Climate Change Notebook, July 2010

Posted on July 22, 2010

9


Global warming endangering coral in the Red Sea. Summer sea surface temperatures have remained about 1.5 degrees Celsius above normal in the Red Sea over the last 10 years.  During that time growth of the coral, Diploastrea heliopora, has declined by 30% and “could cease growing altogether by 2070,” according to a report from the Woods Hole Oceanographic Institution published in the July 16 issue of the journal Science.

See: http://earthobservatory.nasa.gov/Newsroom/view.php?id=44695

Climate change induced sea-level rise threatening Indian Ocean coasts. According to a new study, sea-level rise is taking place unevenly and is particularly high along the coastlines of the Bay of Bengal and the Arabian Sea, as well as the islands of Sri Lanka, Sumatra and Java.  This could aggravate monsoon flooding in highly populated areas.

See: http://earthobservatory.nasa.gov/Newsroom/view.php?id=44705

Marmots in Colorado becoming fatter and more numerous because of climate change.

But it may be merely the good times before the fall, since climate change may bring along drought in the future.  Prolonged drought has been associated with drops in the marmot populations in the past.

See: http://www.newscientist.com/article/dn19207-baby-boomer-marmots-fatten-up-with-climate-change.html

Study suggests it may take 100s of thousands of years for oceans to recover from acidification.
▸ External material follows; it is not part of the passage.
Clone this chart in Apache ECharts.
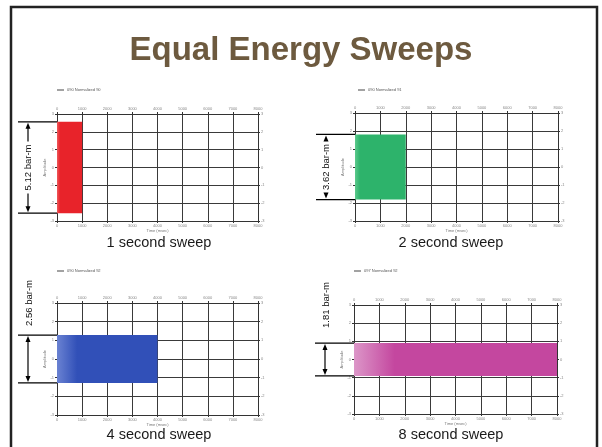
<!DOCTYPE html>
<html><head><meta charset="utf-8">
<script src="https://cdn.jsdelivr.net/npm/echarts@6/dist/echarts.min.js"></script>
<style>html,body{margin:0;padding:0;background:#fff}#c{width:602px;height:447px}</style>
</head><body><div id="c"></div>
<script>
// ---- data ----
const titleText = 'Equal Energy Sweeps';
const sweepDurations = [1000, 2000, 4000, 8000];          // sweep length, msec
const peakToPeak = [5.12, 3.62, 2.56, 1.81];               // bar-m, peak to peak
const captions = ['1 second sweep', '2 second sweep', '4 second sweep', '8 second sweep'];
const legendNames = ['090 Normalized 90', '090 Normalized 91', '090 Normalized 92', '097 Normalized 92'];
const xTickValues = [0, 1000, 2000, 3000, 4000, 5000, 6000, 7000, 8000];
const yTickValues = [-3, -2, -1, 0, 1, 2, 3];
const xAxisName = 'Time (msec)';
const yAxisName = 'Amplitude';
const unitText = 'bar-m';

// ---- layout / style ----
const grids = [
  {left: 57, top: 114, width: 201, height: 107},
  {left: 355, top: 113, width: 203, height: 108},
  {left: 57, top: 303, width: 201, height: 112},
  {left: 354, top: 305, width: 203, height: 109}
];
const bandColors = ['#e8232a', '#2db36b', '#3150b8', '#c4479f'];
const bandLight = ['#ee5a5c', '#5cc98c', '#6a82d2', '#dc96c8'];
const fadeWidth = [0.12, 0.1, 0.2, 0.2];
const labelAbove = [false, false, true, true];
const captionPos = [[159, 243], [451, 243], [159, 435], [451, 435]];
const legendPos = [[57, 88], [358, 88], [57, 269], [354, 269]];
const FONT = '"Liberation Sans", Arial, sans-serif';

const xMin = xTickValues[0], xMax = xTickValues[xTickValues.length - 1];
const yMin = yTickValues[0], yMax = yTickValues[yTickValues.length - 1];
const xInt = xTickValues[1] - xTickValues[0], yInt = yTickValues[1] - yTickValues[0];

const xAxes = [], yAxes = [], series = [], legends = [], graphics = [];

grids.forEach((g, i) => {
  const lab = {fontSize: 4, color: '#888', fontFamily: FONT, formatter: v => String(v)};
  const baseX = {
    gridIndex: i, type: 'value', min: xMin, max: xMax, interval: xInt,
    axisLine: {onZero: false, lineStyle: {color: '#333', width: 1}},
    axisTick: {show: true, length: 2, lineStyle: {color: '#333'}},
    axisLabel: Object.assign({margin: 3}, lab)
  };
  xAxes.push(Object.assign({}, baseX, {
    position: 'bottom',
    splitLine: {show: true, lineStyle: {color: '#3a3a3a', width: 1}},
    name: xAxisName, nameLocation: 'middle', nameGap: 7,
    nameTextStyle: {fontSize: 4, color: '#777', fontFamily: FONT}
  }));
  xAxes.push(Object.assign({}, baseX, {position: 'top', splitLine: {show: false}}));
  const baseY = {
    gridIndex: i, type: 'value', min: yMin, max: yMax, interval: yInt,
    axisLine: {onZero: false, lineStyle: {color: '#333', width: 1}},
    axisTick: {show: true, length: 2, lineStyle: {color: '#333'}},
    axisLabel: Object.assign({margin: 3}, lab)
  };
  yAxes.push(Object.assign({}, baseY, {
    position: 'left',
    splitLine: {show: true, lineStyle: {color: '#3a3a3a', width: 1}},
    name: yAxisName, nameLocation: 'middle', nameGap: 7,
    nameTextStyle: {fontSize: 4, color: '#777', fontFamily: FONT}
  }));
  yAxes.push(Object.assign({}, baseY, {position: 'right', splitLine: {show: false}}));

  const half = peakToPeak[i] / 2;
  // the sweep envelope (dense waveform shown as a filled band)
  series.push({
    type: 'custom', name: legendNames[i],
    xAxisIndex: i * 2, yAxisIndex: i * 2,
    color: bandColors[i],
    data: [[0, sweepDurations[i], -half, half]],
    renderItem: (params, api) => {
      const p0 = api.coord([api.value(0), api.value(3)]);
      const p1 = api.coord([api.value(1), api.value(2)]);
      const w = p1[0] - p0[0];
      return {
        type: 'rect',
        shape: {x: p0[0], y: p0[1], width: w, height: p1[1] - p0[1]},
        style: {
          fill: new echarts.graphic.LinearGradient(0, 0, 1, 0, [
            {offset: 0, color: bandLight[i]},
            {offset: fadeWidth[i], color: bandColors[i]},
            {offset: 1, color: bandColors[i]}
          ])
        }
      };
    }
  });
  // peak-to-peak dimension annotation
  series.push({
    type: 'custom', name: 'dim' + i,
    xAxisIndex: i * 2, yAxisIndex: i * 2,
    clip: false, silent: true,
    data: [[0, half, -half]],
    renderItem: (params, api) => {
      const hi = api.coord([0, api.value(1)]);
      const lo = api.coord([0, api.value(2)]);
      const topY = api.coord([0, yMax])[1];
      const px = hi[0], lx = px - 39, ax = px - 29;
      const st = {stroke: '#000', lineWidth: 1.2};
      const ch = [
        {type: 'line', shape: {x1: lx, y1: hi[1], x2: px, y2: hi[1]}, style: st},
        {type: 'line', shape: {x1: lx, y1: lo[1], x2: px, y2: lo[1]}, style: st},
        {type: 'polygon', shape: {points: [[ax, hi[1] + 1], [ax - 2.5, hi[1] + 7], [ax + 2.5, hi[1] + 7]]}, style: {fill: '#000'}},
        {type: 'polygon', shape: {points: [[ax, lo[1] - 1], [ax - 2.5, lo[1] - 7], [ax + 2.5, lo[1] - 7]]}, style: {fill: '#000'}}
      ];
      const txt = peakToPeak[i].toFixed(2) + ' ' + unitText;
      let cy, cx = ax;
      if (labelAbove[i]) {
        cy = topY;
        cx = ax + 1;
        ch.push({type: 'line', shape: {x1: ax, y1: hi[1] + 6, x2: ax, y2: lo[1] - 6}, style: st});
      } else {
        cy = (hi[1] + lo[1]) / 2;
        const gap = 26;
        if (cy - gap > hi[1] + 7) ch.push({type: 'line', shape: {x1: ax, y1: hi[1] + 6, x2: ax, y2: cy - gap}, style: st});
        if (cy + gap < lo[1] - 7) ch.push({type: 'line', shape: {x1: ax, y1: cy + gap, x2: ax, y2: lo[1] - 6}, style: st});
      }
      ch.push({
        type: 'text', x: cx, y: cy, rotation: Math.PI / 2,
        style: {text: txt, x: 0, y: 0, fill: '#111', font: '9.5px ' + FONT,
                align: 'center', verticalAlign: 'middle', textAlign: 'center', textVerticalAlign: 'middle'}
      });
      return {type: 'group', children: ch};
    }
  });
  legends.push({
    data: [legendNames[i]], left: legendPos[i][0], top: legendPos[i][1],
    icon: 'rect', itemWidth: 7, itemHeight: 1, itemGap: 2, padding: 0,
    itemStyle: {color: '#444'},
    textStyle: {fontSize: 4, color: '#555', fontFamily: FONT, padding: [0, 0, 0, -2]},
    selectedMode: false
  });
  graphics.push({
    type: 'text', x: captionPos[i][0], y: captionPos[i][1],
    style: {text: captions[i], fill: '#1a1a1a', font: '14.5px ' + FONT,
            align: 'center', verticalAlign: 'middle', textAlign: 'center', textVerticalAlign: 'middle'}
  });
});

// slide frame
graphics.unshift({
  type: 'rect', z: -1, silent: true,
  shape: {x: 11, y: 7, width: 586, height: 470},
  style: {fill: '#fff', stroke: '#222', lineWidth: 2.5}
});

const chart = echarts.init(document.getElementById('c'), null, {renderer: 'canvas'});
chart.setOption({
  backgroundColor: '#fff',
  animation: false,
  title: {
    text: titleText, left: 'center', top: 29,
    textStyle: {fontSize: 33, fontWeight: 'bold', color: '#6d5a3f', fontFamily: FONT}
  },
  legend: legends,
  grid: grids.map(g => Object.assign({containLabel: false}, g)),
  xAxis: xAxes,
  yAxis: yAxes,
  graphic: graphics,
  series: series
});
</script>
</body></html>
A study of early events in the earth’s history, where volcanic eruptions sent massive amounts of carbon dioxide into the atmosphere, suggests that ocean acidification may be a very long term problem indeed, if humanity allows it to happen.  The events in the past required as long as a quarter of a billion years to cycle through the entire process.
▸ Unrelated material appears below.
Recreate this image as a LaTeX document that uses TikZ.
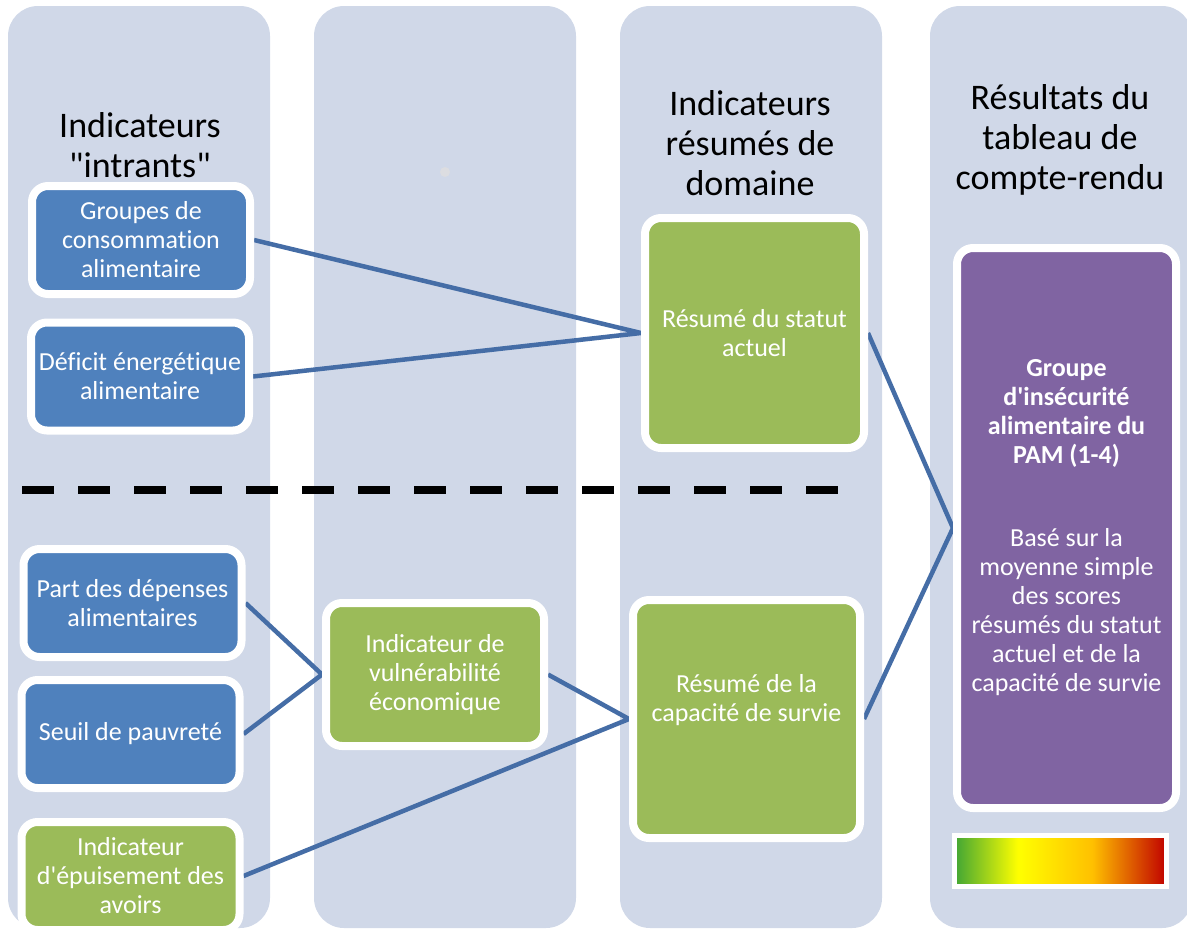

See: http://www.scientificamerican.com/article.cfm?id=ancient-ocean-acidification-intimates-long-recovery-from-climate-change

Every month since February 1985 has been warmer than the 20th century average. The June just past was the warmest June globally, since the beginning of the modern temperature record in 1880.  The highest temperature ever recorded in Asia was set in Pakistan on May 26, 53.5 degrees C.  The sun continues to remain cooler than normal.